- _Given task_
Type out the complete listing below word for word, without its pictures.

[begin Data section]

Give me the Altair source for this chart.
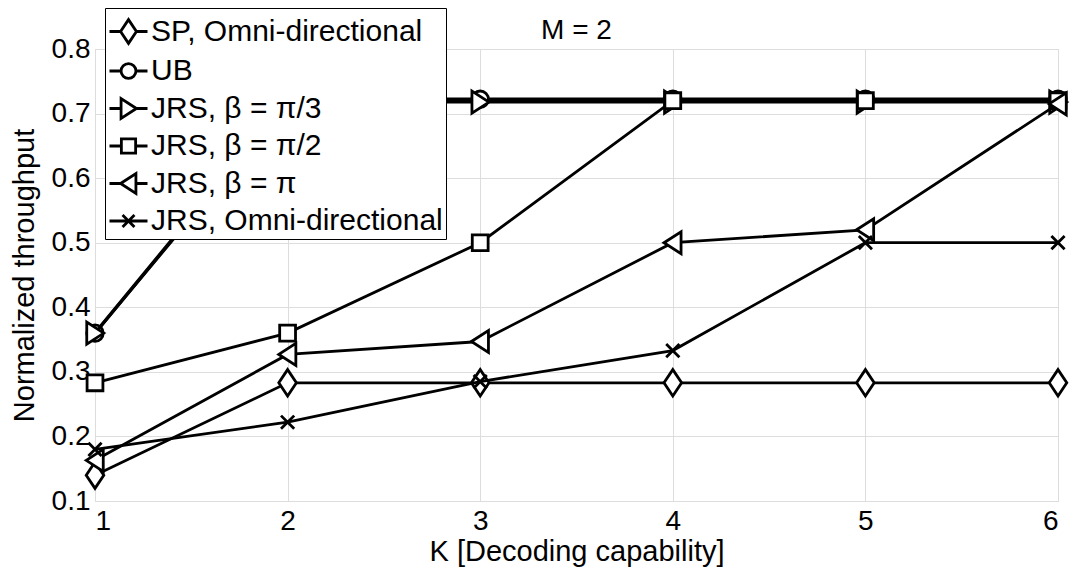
import altair as alt
import pandas as pd

K = [1, 2, 3, 4, 5, 6]
series_names = [
    "SP, Omni-directional",
    "UB",
    "JRS, β = π/3",
    "JRS, β = π/2",
    "JRS, β = π",
    "JRS, Omni-directional",
]
sp_omni = [0.14, 0.283, 0.283, 0.283, 0.283, 0.283]
ub = [0.36, 0.7222, 0.7222, 0.7222, 0.7222, 0.7222]
jrs_pi3 = [0.36, 0.7178, 0.7178, 0.7178, 0.7178, 0.7178]
jrs_pi2 = [0.283, 0.36, 0.50, 0.72, 0.72, 0.72]
jrs_pi = [0.163, 0.327, 0.347, 0.50, 0.52, 0.715]
jrs_omni = [0.18, 0.222, 0.285, 0.333, 0.50, 0.50]
values = [sp_omni, ub, jrs_pi3, jrs_pi2, jrs_pi, jrs_omni]
y_ticks = [0.1, 0.2, 0.3, 0.4, 0.5, 0.6, 0.7, 0.8]

FONT = "Liberation Sans"
line_widths = [2.8, 3.4, 3.0, 2.8, 2.8, 2.8]

rows = []
for name, vals in zip(series_names, values):
    for k, v in zip(K, vals):
        rows.append({"K": k, "thr": v, "series": name})
df = pd.DataFrame(rows)


def fmt(v):
    return f"{v:.3f}".rstrip("0").rstrip(".")


def poly(pts, closed=True):
    s = "M" + "L".join(f"{fmt(x)},{fmt(y)}" for x, y in pts)
    return s + ("Z" if closed else "")


def circle(r):
    return f"M{fmt(r)},0A{fmt(r)},{fmt(r)} 0 1,1 {fmt(-r)},0A{fmt(r)},{fmt(r)} 0 1,1 {fmt(r)},0Z"


def marker_path(kind, s):
    if kind == "diamond":
        return poly([(0, -1.2 * s), (0.8 * s, 0), (0, 1.2 * s), (-0.8 * s, 0)]), 0.8 * s
    if kind == "circle":
        return circle(0.75 * s), 0.75 * s
    if kind == "tri_right":
        return poly([(0.8 * s, 0), (-0.75 * s, -1 * s), (-0.75 * s, 1 * s)]), 0.8 * s
    if kind == "square":
        return poly([(-0.72 * s, -0.72 * s), (0.72 * s, -0.72 * s), (0.72 * s, 0.72 * s), (-0.72 * s, 0.72 * s)]), 0.72 * s
    if kind == "tri_left":
        return poly([(-0.8 * s, 0), (0.75 * s, -1 * s), (0.75 * s, 1 * s)]), 0.8 * s
    if kind == "x":
        a = 0.6 * s
        return f"M{fmt(-a)},{fmt(-a)}L{fmt(a)},{fmt(a)}M{fmt(-a)},{fmt(a)}L{fmt(a)},{fmt(-a)}", 0.0
    raise ValueError(kind)


kinds = ["diamond", "circle", "tri_right", "square", "tri_left", "x"]
plot_paths = [marker_path(k, 1.0)[0] for k in kinds]

LEG_SIDE = 38.0
leg_scale = 22.0 / LEG_SIDE * 0.9
legend_paths = []
for k in kinds:
    p, half = marker_path(k, leg_scale)
    if half > 0:
        stub = f"M-1,0L{fmt(-half)},0M{fmt(half)},0L1,0"
    else:
        stub = "M-1,0L1,0"
    legend_paths.append(p + stub)

x_enc = alt.X(
    "K:Q",
    scale=alt.Scale(domain=[1, 6], nice=False, zero=False),
    axis=alt.Axis(
        title="K [Decoding capability]",
        values=K,
        format="d",
        labelFontSize=28,
        titleFontSize=29,
        titleFontWeight="normal",
        labelPadding=6,
        titlePadding=2,
        ticks=False,
        domain=False,
        grid=True,
    ),
)
y_enc = alt.Y(
    "thr:Q",
    scale=alt.Scale(domain=[0.1, 0.8], nice=False, zero=False),
    axis=alt.Axis(
        title="Normalized throughput",
        values=y_ticks,
        format=".1f",
        labelFontSize=28,
        titleFontSize=29,
        titleFontWeight="normal",
        labelPadding=5,
        titlePadding=12,
        ticks=False,
        domain=False,
        grid=True,
    ),
)

layers = []
for name, path, lw in zip(series_names, plot_paths, line_widths):
    sub = alt.Chart(df).transform_filter(alt.datum.series == name)
    layers.append(
        sub.mark_line(color="black", strokeWidth=lw).encode(x=x_enc, y=y_enc)
    )
    layers.append(
        sub.mark_point(
            shape=path, size=484, filled=True, fill="white", stroke="black",
            strokeWidth=2.8, opacity=1,
        ).encode(x=x_enc, y=y_enc)
    )

# legend-only layer: no data rows survive the filter, the explicit domain keeps all entries
legend_layer = alt.Chart(df).transform_filter(alt.datum.thr < 0).mark_point(
    filled=False, color="black", strokeWidth=2.8, opacity=1
).encode(
    x=x_enc,
    y=y_enc,
    shape=alt.Shape(
        "series:N",
        scale=alt.Scale(domain=series_names, range=legend_paths),
        legend=alt.Legend(
            title=None,
            orient="none",
            legendX=10,
            legendY=-41,
            labelFontSize=30,
            labelFont=FONT,
            labelColor="black",
            labelLimit=0,
            labelOffset=2,
            symbolSize=LEG_SIDE * LEG_SIDE,
            symbolStrokeWidth=2.8,
            symbolOpacity=1,
            symbolStrokeColor="black",
            rowPadding=1.5,
            padding=3,
            fillColor="white",
            strokeColor="black",
            cornerRadius=0,
        ),
    ),
)

chart = (
    alt.layer(*layers, legend_layer)
    .properties(
        width=963,
        height=452,
        title=alt.TitleParams("M = 2", fontSize=28, font=FONT, fontWeight="normal", color="black", offset=-37),
        autosize=alt.AutoSizeParams(type="none"),
        padding={"left": 95, "top": 49, "right": 16, "bottom": 72},
    )
    .configure_view(stroke="#333333", strokeWidth=1.2)
    .configure_axis(
        labelFont=FONT,
        titleFont=FONT,
        labelColor="black",
        titleColor="black",
        titleFontWeight="normal",
        gridColor="#444444",
        gridDash=[2, 3],
        gridWidth=1,
        gridOpacity=0.9,
    )
    .configure(background="white")
)

chart.save("out.html", embed_options={"renderer": "svg", "actions": False})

[end Data section]

- _Output of the task_
Give me the Altair source for this chart.
import altair as alt
import pandas as pd

K = [1, 2, 3, 4, 5, 6]
series_names = [
    "SP, Omni-directional",
    "UB",
    "JRS, β = π/3",
    "JRS, β = π/2",
    "JRS, β = π",
    "JRS, Omni-directional",
]
sp_omni = [0.14, 0.283, 0.283, 0.283, 0.283, 0.283]
ub = [0.36, 0.7222, 0.7222, 0.7222, 0.7222, 0.7222]
jrs_pi3 = [0.36, 0.7178, 0.7178, 0.7178, 0.7178, 0.7178]
jrs_pi2 = [0.283, 0.36, 0.50, 0.72, 0.72, 0.72]
jrs_pi = [0.163, 0.327, 0.347, 0.50, 0.52, 0.715]
jrs_omni = [0.18, 0.222, 0.285, 0.333, 0.50, 0.50]
values = [sp_omni, ub, jrs_pi3, jrs_pi2, jrs_pi, jrs_omni]
y_ticks = [0.1, 0.2, 0.3, 0.4, 0.5, 0.6, 0.7, 0.8]

FONT = "Liberation Sans"
line_widths = [2.8, 3.4, 3.0, 2.8, 2.8, 2.8]

rows = []
for name, vals in zip(series_names, values):
    for k, v in zip(K, vals):
        rows.append({"K": k, "thr": v, "series": name})
df = pd.DataFrame(rows)


def fmt(v):
    return f"{v:.3f}".rstrip("0").rstrip(".")


def poly(pts, closed=True):
    s = "M" + "L".join(f"{fmt(x)},{fmt(y)}" for x, y in pts)
    return s + ("Z" if closed else "")


def circle(r):
    return f"M{fmt(r)},0A{fmt(r)},{fmt(r)} 0 1,1 {fmt(-r)},0A{fmt(r)},{fmt(r)} 0 1,1 {fmt(r)},0Z"


def marker_path(kind, s):
    if kind == "diamond":
        return poly([(0, -1.2 * s), (0.8 * s, 0), (0, 1.2 * s), (-0.8 * s, 0)]), 0.8 * s
    if kind == "circle":
        return circle(0.75 * s), 0.75 * s
    if kind == "tri_right":
        return poly([(0.8 * s, 0), (-0.75 * s, -1 * s), (-0.75 * s, 1 * s)]), 0.8 * s
    if kind == "square":
        return poly([(-0.72 * s, -0.72 * s), (0.72 * s, -0.72 * s), (0.72 * s, 0.72 * s), (-0.72 * s, 0.72 * s)]), 0.72 * s
    if kind == "tri_left":
        return poly([(-0.8 * s, 0), (0.75 * s, -1 * s), (0.75 * s, 1 * s)]), 0.8 * s
    if kind == "x":
        a = 0.6 * s
        return f"M{fmt(-a)},{fmt(-a)}L{fmt(a)},{fmt(a)}M{fmt(-a)},{fmt(a)}L{fmt(a)},{fmt(-a)}", 0.0
    raise ValueError(kind)


kinds = ["diamond", "circle", "tri_right", "square", "tri_left", "x"]
plot_paths = [marker_path(k, 1.0)[0] for k in kinds]

LEG_SIDE = 38.0
leg_scale = 22.0 / LEG_SIDE * 0.9
legend_paths = []
for k in kinds:
    p, half = marker_path(k, leg_scale)
    if half > 0:
        stub = f"M-1,0L{fmt(-half)},0M{fmt(half)},0L1,0"
    else:
        stub = "M-1,0L1,0"
    legend_paths.append(p + stub)

x_enc = alt.X(
    "K:Q",
    scale=alt.Scale(domain=[1, 6], nice=False, zero=False),
    axis=alt.Axis(
        title="K [Decoding capability]",
        values=K,
        format="d",
        labelFontSize=28,
        titleFontSize=29,
        titleFontWeight="normal",
        labelPadding=6,
        titlePadding=2,
        ticks=False,
        domain=False,
        grid=True,
    ),
)
y_enc = alt.Y(
    "thr:Q",
    scale=alt.Scale(domain=[0.1, 0.8], nice=False, zero=False),
    axis=alt.Axis(
        title="Normalized throughput",
        values=y_ticks,
        format=".1f",
        labelFontSize=28,
        titleFontSize=29,
        titleFontWeight="normal",
        labelPadding=5,
        titlePadding=12,
        ticks=False,
        domain=False,
        grid=True,
    ),
)

layers = []
for name, path, lw in zip(series_names, plot_paths, line_widths):
    sub = alt.Chart(df).transform_filter(alt.datum.series == name)
    layers.append(
        sub.mark_line(color="black", strokeWidth=lw).encode(x=x_enc, y=y_enc)
    )
    layers.append(
        sub.mark_point(
            shape=path, size=484, filled=True, fill="white", stroke="black",
            strokeWidth=2.8, opacity=1,
        ).encode(x=x_enc, y=y_enc)
    )

# legend-only layer: no data rows survive the filter, the explicit domain keeps all entries
legend_layer = alt.Chart(df).transform_filter(alt.datum.thr < 0).mark_point(
    filled=False, color="black", strokeWidth=2.8, opacity=1
).encode(
    x=x_enc,
    y=y_enc,
    shape=alt.Shape(
        "series:N",
        scale=alt.Scale(domain=series_names, range=legend_paths),
        legend=alt.Legend(
            title=None,
            orient="none",
            legendX=10,
            legendY=-41,
            labelFontSize=30,
            labelFont=FONT,
            labelColor="black",
            labelLimit=0,
            labelOffset=2,
            symbolSize=LEG_SIDE * LEG_SIDE,
            symbolStrokeWidth=2.8,
            symbolOpacity=1,
            symbolStrokeColor="black",
            rowPadding=1.5,
            padding=3,
            fillColor="white",
            strokeColor="black",
            cornerRadius=0,
        ),
    ),
)

chart = (
    alt.layer(*layers, legend_layer)
    .properties(
        width=963,
        height=452,
        title=alt.TitleParams("M = 2", fontSize=28, font=FONT, fontWeight="normal", color="black", offset=-37),
        autosize=alt.AutoSizeParams(type="none"),
        padding={"left": 95, "top": 49, "right": 16, "bottom": 72},
    )
    .configure_view(stroke="#333333", strokeWidth=1.2)
    .configure_axis(
        labelFont=FONT,
        titleFont=FONT,
        labelColor="black",
        titleColor="black",
        titleFontWeight="normal",
        gridColor="#444444",
        gridDash=[2, 3],
        gridWidth=1,
        gridOpacity=0.9,
    )
    .configure(background="white")
)

chart.save("out.html", embed_options={"renderer": "svg", "actions": False})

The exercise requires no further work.